LISTED ENTRIES:
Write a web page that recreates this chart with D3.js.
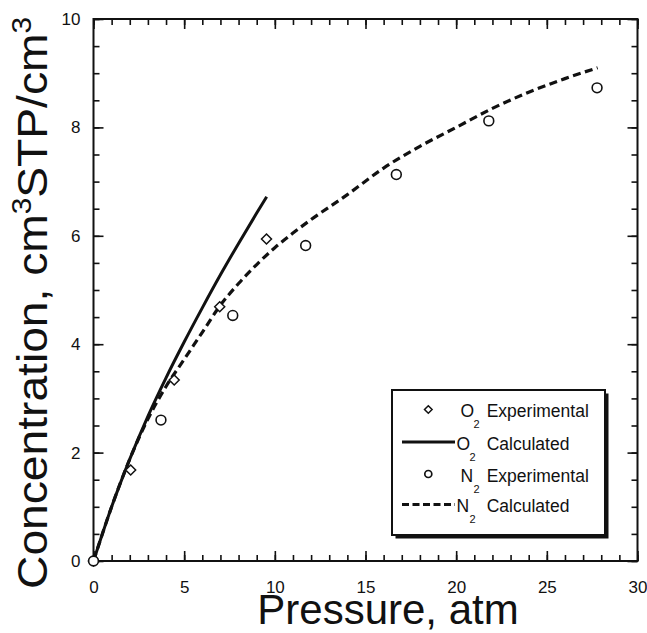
<!DOCTYPE html>
<html><head><meta charset="utf-8">
<script src="https://cdn.jsdelivr.net/npm/d3@7"></script>
<style>body{margin:0;background:#fff} svg{display:block} text{font-family:"Liberation Sans",Arial,Helvetica,sans-serif;fill:#111}</style>
</head><body><svg id="c" width="647" height="633"></svg>
<script>
// ---- data ----
const xTicks = [0, 5, 10, 15, 20, 25, 30];
const yTicks = [0, 2, 4, 6, 8, 10];
const o2ExpP = [0, 2.05, 4.45, 6.96, 9.54];
const o2ExpC = [0, 1.68, 3.34, 4.69, 5.94];
const n2ExpP = [0, 3.72, 7.68, 11.7, 16.7, 21.8, 27.77];
const n2ExpC = [0, 2.60, 4.53, 5.82, 7.13, 8.12, 8.73];
const o2CalcP = [0, 1, 2, 3, 4, 5, 6, 7, 8, 9, 9.55];
const o2CalcC = [0, 1.0, 1.88, 2.67, 3.38, 4.04, 4.67, 5.28, 5.86, 6.42, 6.72];
const n2CalcP = [0, 1, 2, 3, 4, 5, 6, 7, 8, 9, 10, 11, 12, 14, 16, 18, 20, 22, 24, 26, 27.8];
const n2CalcC = [0, 1.0, 1.88, 2.62, 3.22, 3.72, 4.22, 4.72, 5.12, 5.47, 5.78, 6.05, 6.3, 6.76, 7.25, 7.65, 8.0, 8.35, 8.65, 8.9, 9.1];
const legendGas = ["O", "O", "N", "N"];
const legendLabels = ["Experimental", "Calculated", "Experimental", "Calculated"];
const xTitle = "Pressure, atm";

// ---- layout ----
const svg = d3.select("#c");
const L = 93.5, R = 637.5, T = 19, B = 561;
const x = d3.scaleLinear().domain([0, 30]).range([L, R]);
const y = d3.scaleLinear().domain([0, 10]).range([B, T]);
const minorX = d3.range(0, 31, 1);
const minorY = d3.range(0, 10.01, 0.5);

function axis(gen, tr, vals, size, labels, pad) {
  const g = svg.append("g").attr("transform", tr)
    .call(gen.tickValues(vals).tickSize(size).tickPadding(pad)
      .tickFormat(labels ? d3.format("d") : () => ""));
  g.select(".domain").remove();
  g.selectAll(".tick line").attr("stroke", "#111").attr("stroke-width", 1.6);
  g.selectAll("text").attr("font-size", 17).attr("fill", "#222");
  return g;
}
axis(d3.axisBottom(x), `translate(0,${B})`, minorX, -6, false, 0);
axis(d3.axisBottom(x), `translate(0,${B})`, xTicks, -10, true, 20);
axis(d3.axisTop(x), `translate(0,${T})`, minorX, -6, false, 0);
axis(d3.axisTop(x), `translate(0,${T})`, xTicks, -10, false, 0);
axis(d3.axisLeft(y), `translate(${L},0)`, minorY, -6, false, 0);
axis(d3.axisLeft(y), `translate(${L},0)`, yTicks, -10, true, 13);
axis(d3.axisRight(y), `translate(${R},0)`, minorY, -6, false, 0);
axis(d3.axisRight(y), `translate(${R},0)`, yTicks, -10, false, 0);

svg.append("rect").attr("x", L).attr("y", T).attr("width", R - L).attr("height", B - T)
  .attr("fill", "none").attr("stroke", "#111").attr("stroke-width", 2);

// ---- curves ----
const line = d3.line().x(d => x(d[0])).y(d => y(d[1])).curve(d3.curveMonotoneX);
svg.append("path").datum(d3.zip(n2CalcP, n2CalcC)).attr("d", line)
  .attr("fill", "none").attr("stroke", "#111").attr("stroke-width", 3.2).attr("stroke-dasharray", "8,4.5");
svg.append("path").datum(d3.zip(o2CalcP, o2CalcC)).attr("d", line)
  .attr("fill", "none").attr("stroke", "#111").attr("stroke-width", 3);

// ---- markers ----
const diamond = (cx, cy, r) => `M${cx},${cy - r}L${cx + r},${cy}L${cx},${cy + r}L${cx - r},${cy}Z`;
svg.append("g").selectAll("path").data(d3.zip(o2ExpP, o2ExpC)).join("path")
  .attr("d", d => diamond(x(d[0]), y(d[1]), 5))
  .attr("fill", "#fff").attr("stroke", "#111").attr("stroke-width", 1.5);
svg.append("g").selectAll("circle").data(d3.zip(n2ExpP, n2ExpC)).join("circle")
  .attr("cx", d => x(d[0])).attr("cy", d => y(d[1])).attr("r", 4.9)
  .attr("fill", "#fff").attr("stroke", "#111").attr("stroke-width", 1.6);

// ---- legend ----
const lx = 392, ly = 390, lw = 213, lh = 145;
svg.append("rect").attr("x", lx + 3.5).attr("y", ly + 3.5).attr("width", lw).attr("height", lh).attr("fill", "#111");
svg.append("rect").attr("x", lx).attr("y", ly).attr("width", lw).attr("height", lh)
  .attr("fill", "#fff").attr("stroke", "#111").attr("stroke-width", 2);
const rowY = [409.5, 442, 474, 504.5];
const lg = svg.append("g");
lg.append("path").attr("d", diamond(428.3, rowY[0], 3.8)).attr("fill", "#fff").attr("stroke", "#111").attr("stroke-width", 1.5);
lg.append("line").attr("x1", 402).attr("x2", 455).attr("y1", rowY[1]).attr("y2", rowY[1]).attr("stroke", "#111").attr("stroke-width", 3);
lg.append("circle").attr("cx", 428.3).attr("cy", rowY[2]).attr("r", 3.5).attr("fill", "#fff").attr("stroke", "#111").attr("stroke-width", 1.7);
lg.append("line").attr("x1", 402).attr("x2", 455).attr("y1", rowY[3]).attr("y2", rowY[3]).attr("stroke", "#111").attr("stroke-width", 3).attr("stroke-dasharray", "7,3.5");
const gasX = [460.5, 456.5, 460.5, 456.5];
legendGas.forEach((g, i) => {
  const base = rowY[i] + 7.5;
  lg.append("text").attr("x", gasX[i]).attr("y", base).attr("font-size", 17.5).text(g);
  lg.append("text").attr("x", gasX[i] + 13).attr("y", base + 11).attr("font-size", 11).text("2");
  lg.append("text").attr("x", 486.7).attr("y", base).attr("font-size", 17.5).text(legendLabels[i]);
});

// ---- titles ----
svg.append("text").attr("x", 388).attr("y", 624).attr("text-anchor", "middle")
  .attr("font-size", 42).text(xTitle);
const yt = svg.append("text").attr("transform", "translate(47,303) rotate(-90) scale(1.1,1)")
  .attr("text-anchor", "middle").attr("font-size", 42);
yt.append("tspan").text("Concentration, cm");
yt.append("tspan").attr("font-size", 27).attr("dy", -16).text("3");
yt.append("tspan").attr("dy", 16).text("STP/cm");
yt.append("tspan").attr("font-size", 27).attr("dy", -16).text("3");
</script></body></html>
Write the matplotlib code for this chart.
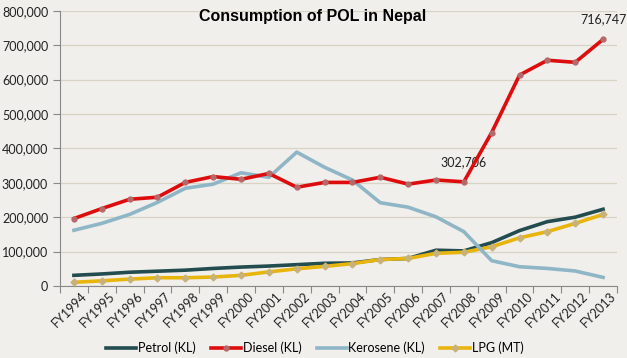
import numpy as np
import matplotlib
matplotlib.use('Agg')
import matplotlib.pyplot as plt
from matplotlib.ticker import FuncFormatter, FixedLocator

years = ['FY%d' % y for y in range(1994, 2014)]
petrol = [31000, 35000, 40000, 43000, 46000, 51000, 55000, 58000, 62000, 66000,
          67000, 77000, 80000, 104000, 102000, 126000, 161000, 187000, 200000, 223000]
diesel = [196000, 225000, 252000, 258000, 301000, 318000, 310000, 327000, 287000, 301000,
          301000, 316000, 296000, 308000, 302706, 446000, 613000, 656000, 650000, 716747]
kerosene = [162000, 182000, 208000, 243000, 284000, 296000, 329000, 316000, 389000, 345000,
            308000, 242000, 229000, 201000, 158000, 73500, 56000, 51000, 43600, 25000]
lpg = [10700, 15000, 20000, 24000, 24000, 26000, 31000, 41000, 50000, 57000,
       65000, 77000, 80000, 95000, 98000, 114000, 140000, 158000, 182000, 208000]

plt.rcParams['font.family'] = ['Lato', 'DejaVu Sans']
bg = '#f0efec'

fig = plt.figure(figsize=(6.27, 3.58), dpi=100, facecolor=bg)
ax = fig.add_axes([60/627, 1-286/358, 557/627, (286-10.7)/358], facecolor=bg)

x = np.arange(len(years))
ax.plot(x, petrol, color='#234c4f', lw=2.6, label='Petrol (KL)', zorder=3)
ax.plot(x, diesel, color='#dd0d0d', lw=2.6, marker='o', ms=3.5,
        mfc='#b46a6a', mec='#b46a6a', label='Diesel (KL)', zorder=5)
ax.plot(x, kerosene, color='#8fb6c6', lw=2.6, label='Kerosene (KL)', zorder=4)
ax.plot(x, lpg, color='#e8b50c', lw=2.6, marker='D', ms=3.5,
        mfc='#c9b278', mec='#c9b278', label='LPG (MT)', zorder=3)

ax.set_xlim(-0.5, len(years) - 0.5)
ax.set_ylim(0, 800000)
ax.set_yticks(np.arange(0, 800001, 100000))
ax.yaxis.set_major_formatter(FuncFormatter(lambda v, p: '{:,.0f}'.format(v)))
ax.xaxis.set_major_locator(FixedLocator(np.arange(-0.5, len(years), 1)))
ax.set_xticklabels([])
for i, lab in enumerate(years):
    ax.text(i + 0.25, -12000, lab, rotation=45, ha='right', va='top',
            rotation_mode='anchor', fontsize=9, color='#222222')
ax.tick_params(axis='x', length=5, color='#888888')
ax.tick_params(axis='y', length=5, color='#888888', labelsize=9, labelcolor='#222222')
ax.grid(axis='y', color='#d8d3c4', lw=0.9)
ax.set_axisbelow(True)
for s in ['top', 'right']:
    ax.spines[s].set_visible(False)
ax.spines['left'].set_color('#888888')
ax.spines['bottom'].set_color('#888888')

ax.annotate('302,706', (14, diesel[14]), xytext=(0, 10), textcoords='offset points',
            ha='center', va='bottom', fontsize=9, color='#222222')
ax.annotate('716,747', (19, diesel[19]), xytext=(0, 10), textcoords='offset points',
            ha='center', va='bottom', fontsize=9, color='#222222')

fig.text(313/627, 1-16/358, 'Consumption of POL in Nepal', ha='center', va='center',
         fontsize=11.5, fontweight='bold', family=['Liberation Sans', 'DejaVu Sans'])

fig.legend(loc='center', bbox_to_anchor=(315/627, 1-348/358), ncol=4, frameon=False,
           fontsize=9, handlelength=2.4, columnspacing=1.2, handletextpad=0.15)

fig.savefig('out.png', dpi=100, facecolor=bg)
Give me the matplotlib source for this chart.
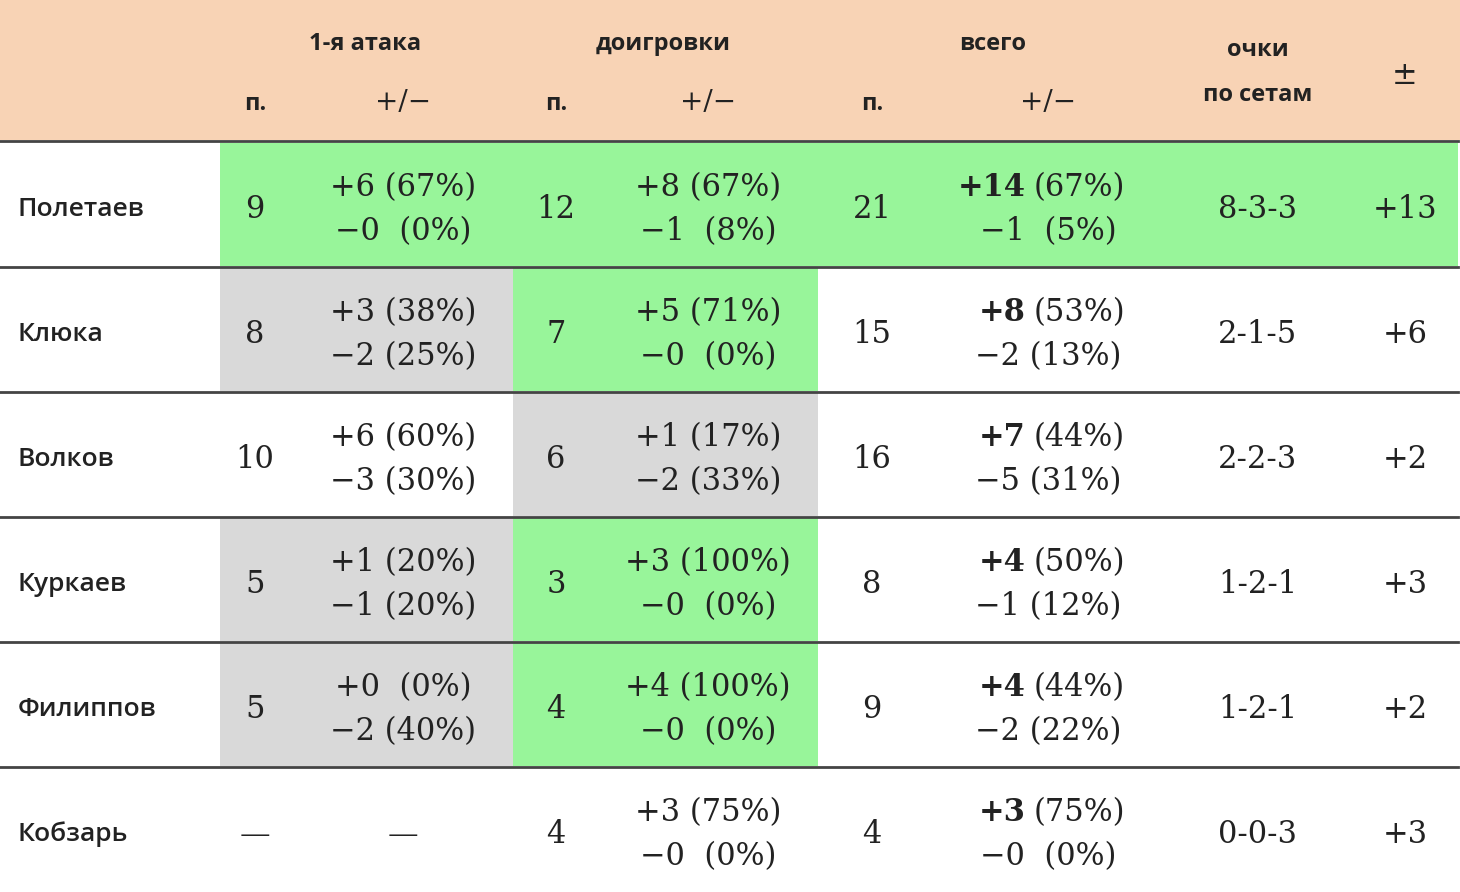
import matplotlib
matplotlib.use("Agg")
import matplotlib.pyplot as plt
from matplotlib.patches import Rectangle

names = ["Полетаев", "Клюка", "Волков", "Куркаев", "Филиппов", "Кобзарь"]
att_n = ["9", "8", "10", "5", "5", "—"]
att_pm = [("+6 (67%)", "−0  (0%)"), ("+3 (38%)", "−2 (25%)"), ("+6 (60%)", "−3 (30%)"),
          ("+1 (20%)", "−1 (20%)"), ("+0  (0%)", "−2 (40%)"), None]
dog_n = ["12", "7", "6", "3", "4", "4"]
dog_pm = [("+8 (67%)", "−1  (8%)"), ("+5 (71%)", "−0  (0%)"), ("+1 (17%)", "−2 (33%)"),
          ("+3 (100%)", "−0  (0%)"), ("+4 (100%)", "−0  (0%)"), ("+3 (75%)", "−0  (0%)")]
tot_n = ["21", "15", "16", "8", "9", "4"]
tot_plus = ["+14", "+8", "+7", "+4", "+4", "+3"]
tot_plus_pct = ["(67%)", "(53%)", "(44%)", "(50%)", "(44%)", "(75%)"]
tot_minus = ["−1  (5%)", "−2 (13%)", "−5 (31%)", "−1 (12%)", "−2 (22%)", "−0  (0%)"]
sets = ["8-3-3", "2-1-5", "2-2-3", "1-2-1", "1-2-1", "0-0-3"]
pm = ["+13", "+6", "+2", "+3", "+2", "+3"]
shade = [("full", None), ("s", "g"), (None, "s"), ("s", "g"), ("s", "g"), (None, None)]

W, H = 1460, 892
fig = plt.figure(figsize=(W/100, H/100), dpi=100)
ax = fig.add_axes([0, 0, 1, 1])
ax.set_xlim(0, W); ax.set_ylim(H, 0); ax.axis("off")

green = "#98F59A"; grey = "#D9D9D9"; peach = "#F8D3B5"
ax.add_patch(Rectangle((0, 0), W, 140, color=peach, lw=0))
row_top = [143, 268, 393, 518, 643, 768]
rh = 123
for i, (a, d) in enumerate(shade):
    y = row_top[i]
    if a == "full":
        ax.add_patch(Rectangle((220, y), 1238, rh, color=green, lw=0))
    else:
        if a == "s":
            ax.add_patch(Rectangle((220, y), 293, rh, color=grey, lw=0))
        if d:
            ax.add_patch(Rectangle((513, y), 305, rh, color=green if d == "g" else grey, lw=0))
for y in [141, 267, 392, 517, 642, 767]:
    ax.plot([0, 1458], [y, y], color="#444444", lw=2)

sans = "Open Sans"; serif = "DejaVu Serif"
hc = "#222222"
def t(x, y, s, **kw):
    kw.setdefault("ha", "center"); kw.setdefault("va", "center")
    ax.text(x, y, s, **kw)

hs = 17
t(365, 44, "1-я атака", family=sans, fontsize=hs, weight="bold", color=hc)
t(663, 44, "доигровки", family=sans, fontsize=hs, weight="bold", color=hc)
t(993, 44, "всего", family=sans, fontsize=hs, weight="bold", color=hc)
t(1258, 50, "очки", family=sans, fontsize=hs, weight="bold", color=hc)
t(1258, 95, "по сетам", family=sans, fontsize=hs, weight="bold", color=hc)
t(1405, 75, "±", family=serif, fontsize=22, color=hc)
for x in [255, 556, 872]:
    t(x, 104, "п.", family=sans, fontsize=hs, weight="bold", color=hc)
for x in [403, 708, 1048]:
    t(x, 102, "+/−", family=serif, fontsize=20, color=hc)

fs = 22
for i in range(6):
    yc = row_top[i] + rh/2 + 5
    t(18, yc, names[i], family=sans, fontsize=19, weight="semibold", color=hc, ha="left")
    t(255, yc, att_n[i], family=serif, fontsize=fs, color=hc)
    if att_pm[i]:
        t(403, yc - 22, att_pm[i][0], family=serif, fontsize=fs, color=hc)
        t(403, yc + 22, att_pm[i][1], family=serif, fontsize=fs, color=hc)
    else:
        t(403, yc, "—", family=serif, fontsize=fs, color=hc)
    t(556, yc, dog_n[i], family=serif, fontsize=fs, color=hc)
    t(708, yc - 22, dog_pm[i][0], family=serif, fontsize=fs, color=hc)
    t(708, yc + 22, dog_pm[i][1], family=serif, fontsize=fs, color=hc)
    t(872, yc, tot_n[i], family=serif, fontsize=fs, color=hc)
    t(1026, yc - 22, tot_plus[i], family=serif, fontsize=fs, weight="bold", color=hc, ha="right")
    t(1034, yc - 22, tot_plus_pct[i], family=serif, fontsize=fs, color=hc, ha="left")
    t(1048, yc + 22, tot_minus[i], family=serif, fontsize=fs, color=hc)
    t(1258, yc, sets[i], family=serif, fontsize=fs, color=hc)
    t(1405, yc, pm[i], family=serif, fontsize=fs, color=hc)

fig.savefig("out.png", dpi=100)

PROMPT: Both the line with "Write the matplotlib code for this chart." and the line with "from matplotlib.ticker import" are included: reproduce them and every line between, exactly, with pictures omitted.

ANSWER FOR THE TASK:
Write the matplotlib code for this chart.
import numpy as np
import matplotlib
matplotlib.use('Agg')
import matplotlib.pyplot as plt
from matplotlib.ticker import FuncFormatter, FixedLocator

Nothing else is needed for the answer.